There was a further complicating factor – one that was to haunt Bronwen throughout her professional life. The Goodyear genes made for tall women and all the Pugh girls were giants. Gwyneth was just over six foot, her mother and two sisters just under. So Bronwen was deemed by the standards of the day too tall to be a successful actress. Even in later, more tolerant times tall actresses like Hollywood star Sigourney Weaver have struggled to find female leads (she was sidelined into science fiction), but back in the 1940s anyone over five foot six faced a bleak future. Leading men had to gaze masculinely down on their petite feminine charges – women like Celia Johnson, Olivia de Havilland and Audrey Hepburn. Actresses approaching six foot would find it impossible to persuade casting directors of their merits. Of Bronwen’s generation, only the well-connected and extraordinarily talented Vanessa Redgrave – for whom she was once mistaken while on a plane – became a star despite her height.

And the slight cast in her eye, corrected by surgery in childhood but set to return at various stages of her life, also counted against her in the theatrical world of the 1940s and 1950s. Though today actresses like Imogen Stubbs have won acclaim despite having a squint, four decades ago it was considered an insurmountable obstacle to success on the stage.

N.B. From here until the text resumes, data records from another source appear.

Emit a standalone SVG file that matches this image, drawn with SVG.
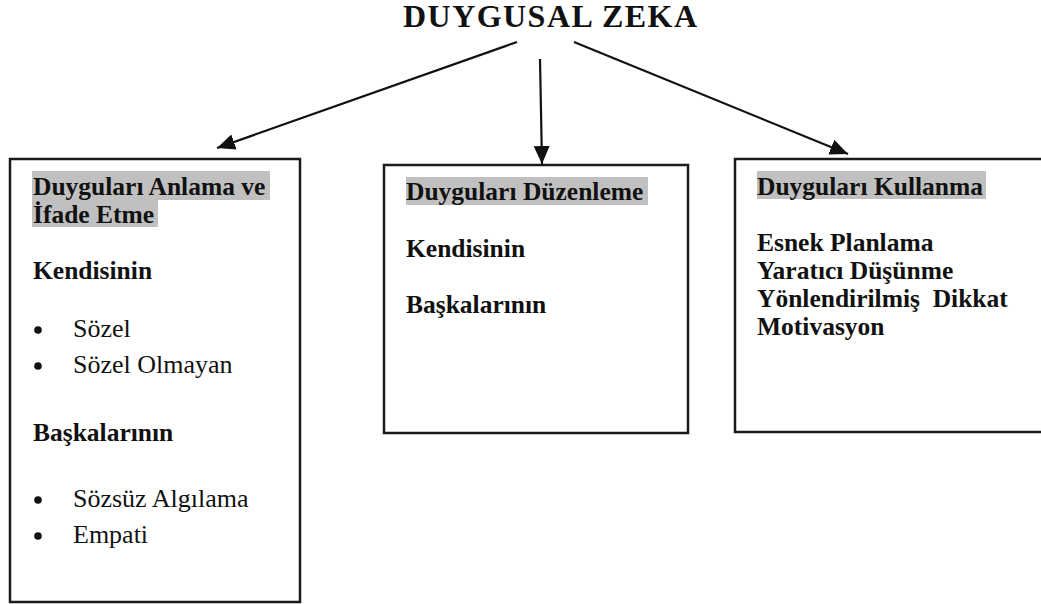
<svg xmlns="http://www.w3.org/2000/svg" width="1041" height="604" viewBox="0 0 1041 604">
  <style>
    .box { fill: #ffffff; stroke: #1a1a1a; stroke-width: 2.5; }
    .hl { fill: #c0c0c0; }
    .title { font-family: "Liberation Serif", "Times New Roman", serif; font-size: 32px; font-weight: bold; fill: #111; }
    .b { font-family: "Liberation Serif", "Times New Roman", serif; font-size: 25.5px; font-weight: bold; fill: #111; }
    .r { font-family: "Liberation Serif", "Times New Roman", serif; font-size: 26px; fill: #111; }
    .edge { stroke: #111; stroke-width: 2.2; fill: none; marker-end: url(#head); }
  </style>
  <defs>
    <marker id="head" markerUnits="userSpaceOnUse" markerWidth="20" markerHeight="18" refX="18" refY="8" orient="auto">
      <path d="M0,0 L18,8 L0,16 z" fill="#111"/>
    </marker>
  </defs>

  <rect width="1041" height="604" fill="#ffffff"/>

  <g id="title">
    <text class="title" x="403" y="27" textLength="294" lengthAdjust="spacing">DUYGUSAL ZEKA</text>
  </g>

  <g id="connectors">
    <line class="edge" x1="517" y1="42" x2="217" y2="148"/>
    <line class="edge" x1="540" y1="59" x2="542" y2="164"/>
    <line class="edge" x1="574" y1="42" x2="848" y2="154"/>
  </g>

  <g id="anlama">
    <rect class="box" x="10" y="159" width="290" height="443"/>
    <rect class="hl" x="32" y="171" width="238" height="29"/>
    <rect class="hl" x="32" y="200" width="126" height="27"/>
    <text class="b" x="33" y="194.5">Duyguları Anlama ve</text>
    <text class="b" x="33" y="223">İfade Etme</text>
    <text class="b" x="33" y="279">Kendisinin</text>
    <circle cx="38" cy="330" r="3.8" fill="#111"/>
    <text class="r" x="73" y="337">Sözel</text>
    <circle cx="38" cy="366" r="3.8" fill="#111"/>
    <text class="r" x="73" y="373">Sözel Olmayan</text>
    <text class="b" x="33" y="441">Başkalarının</text>
    <circle cx="38" cy="500" r="3.8" fill="#111"/>
    <text class="r" x="73" y="507">Sözsüz Algılama</text>
    <circle cx="38" cy="536" r="3.8" fill="#111"/>
    <text class="r" x="73" y="543">Empati</text>
  </g>

  <g id="duzenleme">
    <rect class="box" x="384" y="165" width="304" height="268"/>
    <rect class="hl" x="406" y="177" width="242" height="28"/>
    <text class="b" x="406" y="200">Duyguları Düzenleme</text>
    <text class="b" x="406" y="257">Kendisinin</text>
    <text class="b" x="406" y="313">Başkalarının</text>
  </g>

  <g id="kullanma">
    <rect class="box" x="735" y="159" width="320" height="273"/>
    <rect class="hl" x="757" y="171" width="229" height="28"/>
    <text class="b" x="757" y="195">Duyguları Kullanma</text>
    <text class="b" x="757" y="251">Esnek Planlama</text>
    <text class="b" x="757" y="279">Yaratıcı Düşünme</text>
    <text class="b" x="757" y="307" xml:space="preserve">Yönlendirilmiş  Dikkat</text>
    <text class="b" x="757" y="335">Motivasyon</text>
  </g>
</svg>
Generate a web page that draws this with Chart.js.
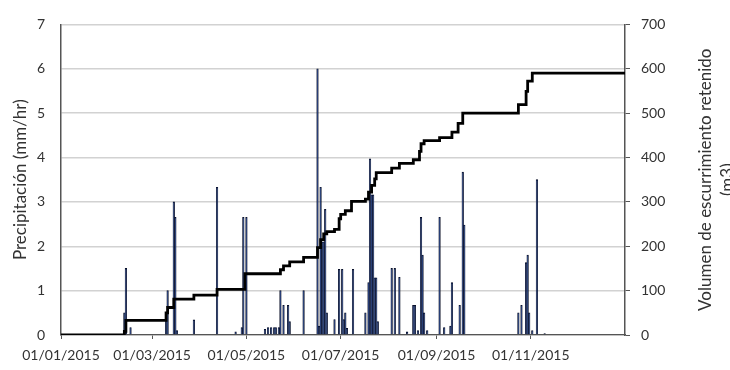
<!DOCTYPE html>
<html>
<head>
<meta charset="utf-8">
<script src="https://cdn.jsdelivr.net/npm/chart.js@4"></script>
<style>
  html, body { margin: 0; padding: 0; background: #fff; }
  #wrap { width: 730px; height: 370px; }
</style>
</head>
<body>
<div id="wrap"><canvas id="chart" width="730" height="370"></canvas></div>
<script>
// days counted from 01/01/2015
const rainDays = [41, 42, 45, 68, 69, 73, 74, 75, 86, 101, 113, 117, 118, 120,
    132, 134, 136, 138, 139, 141, 142, 144, 147, 148, 157,
    166, 167, 168, 169, 170, 171, 172, 177, 180, 182, 183, 184, 185, 189,
    197, 199, 200, 201, 202, 203, 204, 205, 214, 216, 219, 224, 228, 229,
    231, 233, 234, 235, 237, 245, 248, 252, 253, 258, 260, 261,
    296, 298, 301, 302, 303, 305, 308, 313];
// precipitation (mm/hr)
const rainValues = [0.5, 1.5, 0.17, 0.5, 1.0, 3.0, 2.65, 0.1, 0.34, 3.33, 0.07, 0.17, 2.65, 2.65,
    0.13, 0.17, 0.17, 0.17, 0.17, 0.17, 1.0, 0.67, 0.67, 0.3, 1.0,
    6.0, 0.2, 3.33, 2.1, 2.1, 2.83, 0.5, 0.35, 1.48, 1.48, 0.35, 0.5, 0.15, 1.48,
    0.5, 1.18, 3.97, 3.16, 3.16, 1.29, 1.29, 0.3, 1.5, 1.5, 1.3, 0.07, 0.67, 0.67,
    0.1, 2.65, 1.8, 0.5, 0.1, 2.65, 0.17, 0.2, 1.18, 0.67, 3.67, 2.48,
    0.5, 0.67, 1.63, 1.8, 0.5, 0.1, 3.5, 0.03];

// cumulative retained runoff volume (m3)
const volumeDays = [0, 41, 42, 68, 69, 73, 86, 101, 119, 142, 144, 148, 157,
    166, 168, 170, 172, 177, 180, 181, 184, 188, 197, 199, 201, 203, 204,
    214, 219, 228, 232, 233, 235, 245, 253, 257, 260, 296, 301, 302, 305, 365];
const volumeValues = [0, 8, 33, 50, 62, 81, 90, 103, 138, 147, 156, 165, 175,
    197, 215, 228, 233, 238, 262, 272, 280, 301, 306, 322, 337, 352, 366,
    376, 387, 395, 414, 431, 438, 445, 457, 477, 500, 519, 549, 572, 590, 590];

const tickLabels = ['01/01/2015', '01/03/2015', '01/05/2015', '01/07/2015', '01/09/2015', '01/11/2015'];
const leftTitle = 'Precipitación (mm/hr)';
const rightTitle = ['Volumen de escurrimiento retenido', '(m3)'];

const start = Date.UTC(2015, 0, 1);
function labelToDay(s) {
    const [d, m, y] = s.split('/').map(Number);
    return Math.round((Date.UTC(y, m - 1, d) - start) / 86400000);
}
const tickDays = tickLabels.map(labelToDay);

const textColor = '#333333';
const axisColor = '#555555';

// right axis title reads bottom-to-top, so draw it by hand
const rightTitlePlugin = {
    id: 'rightTitle',
    afterDraw(chart) {
        const ctx = chart.ctx;
        const area = chart.chartArea;
        ctx.save();
        ctx.translate(706, (area.top + area.bottom) / 2);
        ctx.rotate(-Math.PI / 2);
        ctx.font = '17px Lato';
        ctx.fillStyle = textColor;
        ctx.textAlign = 'center';
        ctx.textBaseline = 'middle';
        rightTitle.forEach((line, i) => ctx.fillText(line, 0, i * 22));
        ctx.restore();
    }
};

const ctx = document.getElementById('chart');

new Chart(ctx, {
    data: {
        datasets: [{
            type: 'line',
            data: volumeDays.map((d, i) => ({ x: d, y: volumeValues[i] })),
            yAxisID: 'y1',
            stepped: true,
            borderColor: '#000',
            borderWidth: 2.8,
            pointRadius: 0,
            order: 0
        }, {
            type: 'bar',
            data: rainDays.map((d, i) => ({ x: d, y: rainValues[i] })),
            yAxisID: 'y',
            backgroundColor: '#1c3674',
            borderColor: '#070c22',
            borderWidth: 0.7,
            barThickness: 1.6,
            order: 1
        }]
    },
    options: {
        responsive: false,
        animation: false,
        layout: { padding: { top: 10, left: 0, right: 0, bottom: 0 } },
        plugins: {
            legend: { display: false },
            tooltip: { enabled: false }
        },
        scales: {
            x: {
                type: 'linear',
                min: 0,
                max: 365,
                offset: false,
                afterBuildTicks: (scale) => {
                    scale.ticks = tickDays.map(v => ({ value: v }));
                },
                afterFit: (scale) => { scale.height = 35; },
                ticks: {
                    autoSkip: false,
                    maxRotation: 0,
                    padding: 8,
                    color: textColor,
                    font: { family: 'Lato', size: 14 },
                    callback: (v) => tickLabels[tickDays.indexOf(v)] || ''
                },
                grid: {
                    offset: false,
                    drawOnChartArea: false,
                    tickLength: 4,
                    color: axisColor
                },
                border: { color: axisColor, width: 1.2 }
            },
            y: {
                position: 'left',
                min: 0,
                max: 7,
                afterFit: (scale) => { scale.width = 61; },
                ticks: {
                    stepSize: 1,
                    padding: 16,
                    color: textColor,
                    font: { family: 'Lato', size: 14 }
                },
                grid: {
                    drawTicks: false,
                    color: '#d2d2d2',
                    lineWidth: 1.5
                },
                border: { color: axisColor, width: 1.5 },
                title: {
                    display: true,
                    text: leftTitle,
                    color: textColor,
                    font: { family: 'Lato', size: 17 },
                    padding: { top: 10, bottom: 0 }
                }
            },
            y1: {
                position: 'right',
                min: 0,
                max: 700,
                afterFit: (scale) => { scale.width = 105; },
                ticks: {
                    stepSize: 100,
                    padding: 11,
                    color: textColor,
                    font: { family: 'Lato', size: 14 }
                },
                grid: {
                    drawOnChartArea: false,
                    tickLength: 5,
                    color: axisColor
                },
                border: { color: axisColor, width: 1.5 }
            }
        }
    },
    plugins: [rightTitlePlugin]
});
</script>
</body>
</html>
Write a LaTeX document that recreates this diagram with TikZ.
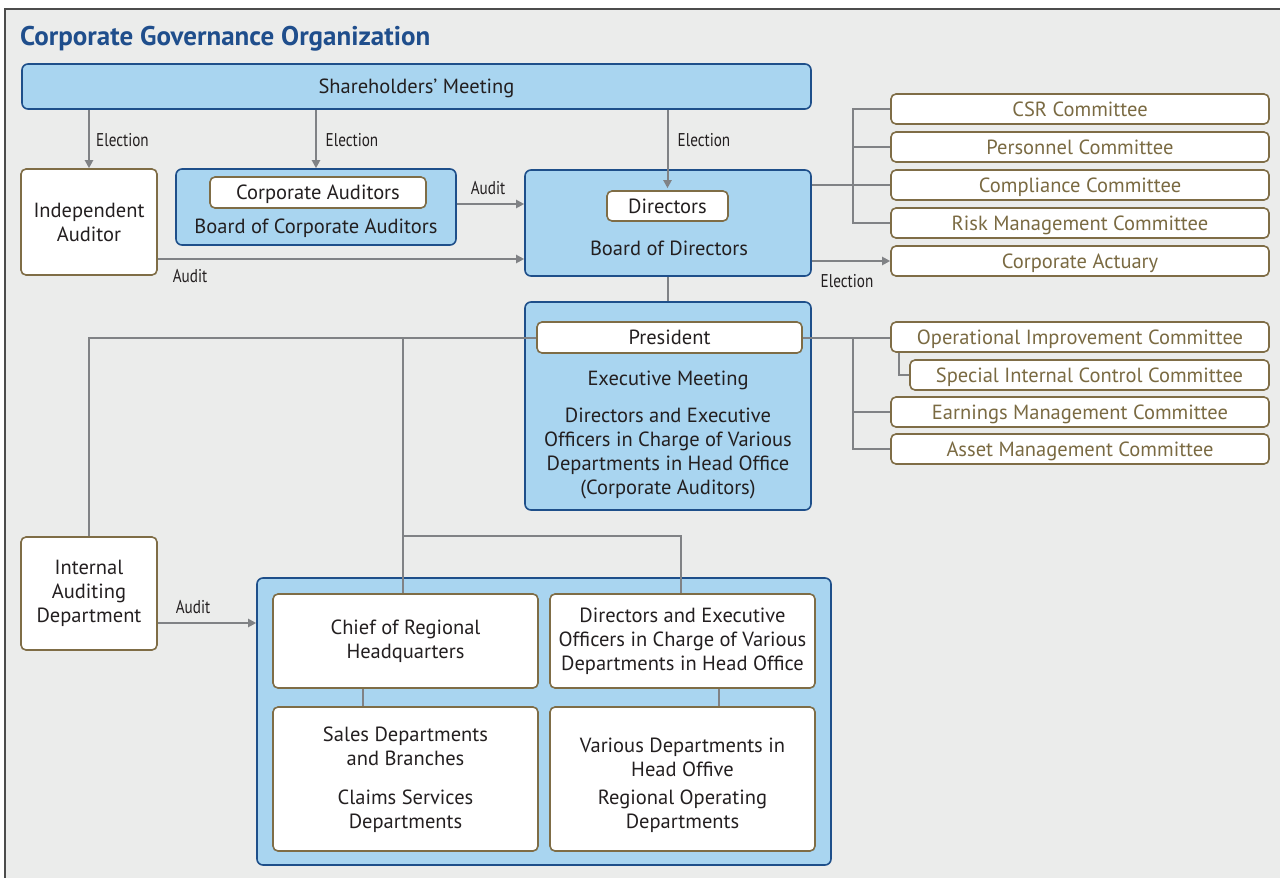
\documentclass[tikz,border=0pt]{standalone}
\usepackage{fontspec}
\setmainfont{PT Sans}
\newfontfamily\condfont{PT Sans}[FakeStretch=0.82]
\usetikzlibrary{arrows.meta,calc}
\definecolor{bg}{HTML}{EBECEB}
\definecolor{lblue}{HTML}{A9D5F0}
\definecolor{dblue}{HTML}{1E4F8A}
\definecolor{brownb}{HTML}{7F6D46}
\definecolor{browntxt}{HTML}{7A6A42}
\definecolor{conn}{HTML}{808285}
\definecolor{txt}{HTML}{231F20}
\definecolor{titleblue}{HTML}{1F4E8C}
\tikzset{
  bluebox/.style={draw=dblue, fill=lblue, line width=1.6pt, rounded corners=6pt, inner sep=0pt, text=txt},
  whitebox/.style={draw=brownb, fill=white, line width=1.6pt, rounded corners=5pt, inner sep=0pt, text=txt, align=center},
  oneline/.style={text height=16pt, text depth=2pt},
  combox/.style={whitebox, oneline, text=browntxt, minimum width=378pt, minimum height=30pt},
  body/.style={font=\fontsize{20.5}{24}\selectfont},
  lbl/.style={font=\condfont\fontsize{18.5}{20}\selectfont, text=txt, inner sep=0pt},
  cline/.style={draw=conn, line width=2pt},
  arr/.style={cline, -{Triangle[width=8pt,length=8pt]}},
  plain/.style={inner sep=0pt, text=txt, align=center, body}
}
\begin{document}
\begin{tikzpicture}[x=1pt,y=-1pt, every node/.append style={body}]
\useasboundingbox (0,0) rectangle (1280,878);
\fill[white] (0,0) rectangle (1280,878);
\fill[bg] (5,9) rectangle (1280,878);
\draw[line width=1.5pt, draw=black!70] (5,878) -- (5,9) -- (1280,9);
\node[anchor=base west, inner sep=0pt, text=titleblue, font=\bfseries\fontsize{27}{30}\selectfont] (title) at (20,45) {Corporate Governance Organization};

% top
\node[bluebox, oneline, minimum width=789pt, minimum height=45pt] (SM) at (416.5,86.5) {Shareholders’ Meeting};
\node[whitebox, minimum width=136pt, minimum height=106pt] (IA) at (89,222) {Independent\\Auditor};
\node[bluebox, minimum width=280pt, minimum height=76pt] (BCA) at (316,207) {};
\node[whitebox, oneline, minimum width=216pt, minimum height=31pt] (CA) at (318,192.5) {Corporate Auditors};
\node[plain] (BCAt) at (316,228) {Board of Corporate Auditors};
\node[bluebox, minimum width=286pt, minimum height=106pt] (BoD) at (668,223) {};
\node[whitebox, oneline, minimum width=121pt, minimum height=30pt] (Dir) at (667.5,206) {Directors};
\node[plain] (BoDt) at (669,248) {Board of Directors};

% committees
\node[combox] (CSR) at (1080,109) {CSR Committee};
\node[combox] (Pers) at (1080,147) {Personnel Committee};
\node[combox] (Comp) at (1080,185) {Compliance Committee};
\node[combox] (Risk) at (1080,223) {Risk Management Committee};
\node[combox] (Act) at (1080,261) {Corporate Actuary};
\node[combox] (OI) at (1080,337) {Operational Improvement Committee};
\node[combox, minimum width=359pt] (SIC) at (1089.5,375) {Special Internal Control Committee};
\node[combox] (EM) at (1080,412) {Earnings Management Committee};
\node[combox] (AM) at (1080,449) {Asset Management Committee};

% executive
\node[bluebox, minimum width=286pt, minimum height=208pt] (Exec) at (668,406) {};
\node[whitebox, oneline, minimum width=265pt, minimum height=31pt] (Pres) at (669.5,337.5) {President};
\node[plain] (EMt) at (668,380.5) {Executive Meeting};
\node[plain] (EXt) at (668,453) {Directors and Executive\\Officers in Charge of Various\\Departments in Head Office\\(Corporate Auditors)};

% lower
\node[whitebox, minimum width=136pt, minimum height=113pt] (IAD) at (89,593.5) {Internal\\Auditing\\Department};
\node[bluebox, minimum width=574pt, minimum height=287pt] (Big) at (544,721.5) {};
\node[whitebox, minimum width=265pt, minimum height=94pt] (CRH) at (405.5,641) {Chief of Regional\\Headquarters};
\node[whitebox, minimum width=265pt, minimum height=94pt] (DEH) at (682.5,641) {Directors and Executive\\Officers in Charge of Various\\Departments in Head Office};
\node[whitebox, minimum width=265pt, minimum height=144pt] (SD) at (405.5,779) {};
\node[whitebox, minimum width=265pt, minimum height=144pt] (VD) at (682.5,779) {};
\node[plain] (SD1) at (405.5,746) {Sales Departments\\and Branches};
\node[plain] (SD2) at (405.5,811) {Claims Services\\Departments};
\node[plain] (VD1) at (682.5,757) {Various Departments in\\Head Offive};
\node[plain] (VD2) at (682.5,811) {Regional Operating\\Departments};

% connectors top
\draw[arr] (SM.south -| IA.north) -- (IA.north);
\draw[arr] (SM.south -| BCA.north) -- (BCA.north);
\draw[arr, shorten >=2pt] (SM.south -| Dir.north) -- (Dir.north);
\node[lbl] (e1) at (122.5,140) {Election};
\node[lbl] (e2) at (352,140) {Election};
\node[lbl] (e3) at (704,140) {Election};
\draw[arr] ([yshift=3pt]BCA.east) -- ([yshift=3pt]BCA.east -| BoD.west);
\node[lbl] (a1) at (488,188) {Audit};
\draw[arr] ([yshift=-37pt]IA.east) -- ([yshift=-37pt]IA.east -| BoD.west);
\node[lbl] (a2) at (190,276) {Audit};
\draw[cline] (BoD.south) -- (Exec.north);

% committee buses
\coordinate (busA) at (853,0);
\draw[cline] (BoD.east |- Comp.west) -- (Comp.west);
\draw[cline] (CSR.west) -- (CSR.west -| busA) -- (Risk.west -| busA) -- (Risk.west);
\draw[cline] (Pers.west -| busA) -- (Pers.west);
\draw[arr] (BoD.east |- Act.west) -- (Act.west);
\node[lbl] (e4) at (847,281) {Election};
\draw[cline] (Pres.east) -- (Pres.east -| OI.west);
\draw[cline] (Pres.east -| busA) -- (AM.west -| busA) -- (AM.west);
\draw[cline] (EM.west -| busA) -- (EM.west);
\draw[cline] ([xshift=9pt]OI.south west) |- (SIC.west);

% president down
\draw[cline] (Pres.west) -- (Pres.west -| IAD.north) -- (IAD.north);
\draw[cline] ([xshift=-3pt]Pres.west -| CRH.north) -- ([xshift=-3pt]CRH.north);
\draw[cline] ([xshift=-3pt]IAD.north -| CRH.north) -| ([xshift=-1.5pt]DEH.north);
\draw[arr] ([yshift=-29.5pt]IAD.east) -- ([yshift=-29.5pt]IAD.east -| Big.west);
\node[lbl] (a3) at (193,607) {Audit};
\draw[cline] ([xshift=-42.5pt]CRH.south) -- ([xshift=-42.5pt]SD.north);
\draw[cline] ([xshift=36.5pt]DEH.south) -- ([xshift=36.5pt]VD.north);
\end{tikzpicture}
\end{document}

Bronwen was unusually realistic for an eighteen-year-old about her own talent – or lack of it. It was as if simply being at Central – rather than Oxford – was enough for her. ‘I think that great actresses succeed because they can let go of themselves and become totally someone else. I think that even at that stage I knew myself well enough to know that I couldn’t do that. Obviously later there was an element of letting go in being a model girl, but then it was not about taking on another character. It was simply letting go. I could go half the way, but I was too self-conscious to be an actress.’

Perhaps the final deciding factor was the encouragement of her mentor, Margaret Braund, who was also pushing her towards the teachers’ course. ‘It was not that I didn’t believe in her as an actress. It was rather that I knew she was an intelligent girl and one who would need academic stimulus. You got more of that in the third year of the teachers’ course. For the first two it was virtually the same as the stage course, but in the third year the teachers did subjects like psychology and phonetics. And I also thought that she would make a good teacher. She had imagination and ideas and she could inspire others if she wanted to. Though at this stage she was still quite young for her years, she was quite mature in her dealings with others.’

After decamping from Dolgellau a term early, she spent the spring and summer of 1948 in Hampstead – part of it acting as housekeeper to her father while her mother packed up their home in Norfolk. Alun Pugh and his youngest daughter also went off together for a motoring holiday in Europe. The stated reason was so that Bronwen could practise her skills as a driver there. She was at the wheel most of the time and although driving on the opposite side of the road might not be considered as the best preparation for the British test, she nevertheless passed with flying colours on her return. ‘We were always taught that getting your driving test was as important, if not more important, than getting your highers. It made you mobile and therefore independent. Being independent was the big thing.’

The real purpose of the trip to the continent, however, was to revisit some of the battlegrounds where Alun Pugh had served in the First World War. Father and daughter did not get as far as the trenches or the graveyards. When it came to that point, he couldn’t go on. ‘He wanted to try, but he couldn’t face it. He didn’t talk about it at all. I was just there.’ The silence that seemed to encase the details of her father’s wartime trauma persisted, but Bronwen became even more acutely aware of the pain it continued to cause him. Perhaps Alun Pugh chose his youngest daughter as his companion on this trip precisely because he knew that she – unlike her more assertive older sisters – would not press him to discuss topics that were difficult for him. She was content simply to let him be.